A DISPETTO della chiusura delle riviste, l’editore Wiley non sembra voler cambiare strategia commerciale. Lo testimonia la vicenda recente di un’altra rivista pubblicata da Wiley, il «Journal of Economic Surveys». In questo caso, il comitato editoriale si è ribellato alle pressioni dell’editore.

COME RACCONTA al manifesto Roberto Veneziani, economista all’università «Queen Mary» di Londra e «managing editor» della rivista, il comitato editoriale – il cui lavoro di solito non è retribuito nonostante i ricavi che garantisce agli editori – si è dimesso in blocco illustrando le sue ragioni in una lettera aperta pubblicata nello scorso febbraio. Veneziani e i suoi colleghi hanno spiegato di non aver accettato le richieste dell’editore di pubblicare sempre più articoli e indirizzare i pochi rifiutati verso altre riviste del gruppo, in modo da non disperdere potenziali fonti di introiti. Al contrario, il comitato chiedeva maggiore severità nei confronti delle potenziali truffe. «Intendiamo sollevare il dibattito sulla direzione intrapresa dall’editoria accademica», si legge nella lettera aperta «che a nostro avviso rischia sempre di più di compromettere l’autenticità della scoperta e della divulgazione di ricerca e conoscenza di qualità».

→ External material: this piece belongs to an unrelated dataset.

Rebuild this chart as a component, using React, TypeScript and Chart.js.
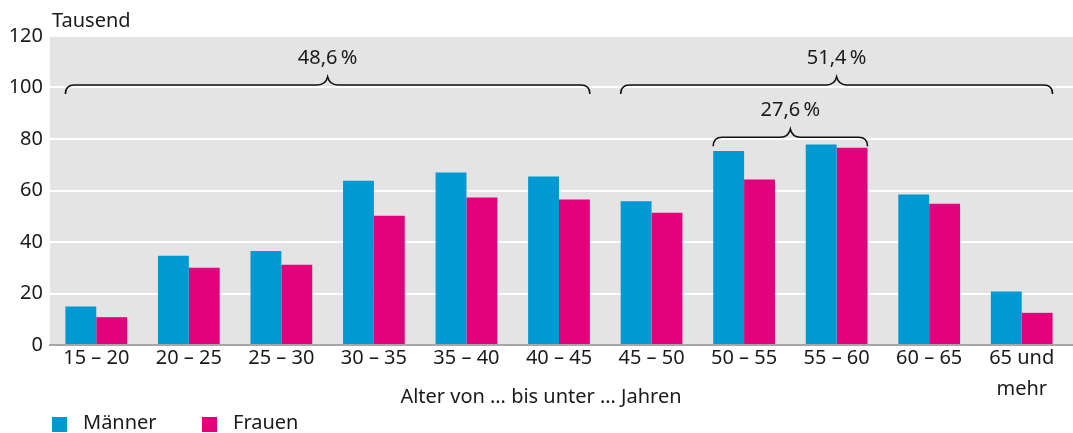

IL CASO DI WILEY non è però l’unico. Secondo un censimento del sito «Retraction Watch», nell’ultimo anno le redazioni delle riviste scientifiche dimissionarie per protesta contro gli editori troppo attenti ai profitti sono state diciassette. Le dimissioni di massa riguardano tutti i maggiori gruppi editoriali: Wiley, ma anche Elsevier, Taylor & Francis, Springer e Mdpi. Insieme rappresentano oltre la metà del lucroso mercato dell’editoria scientifica, che assicura un fatturato annuo di circa diciannove miliardi di dollari.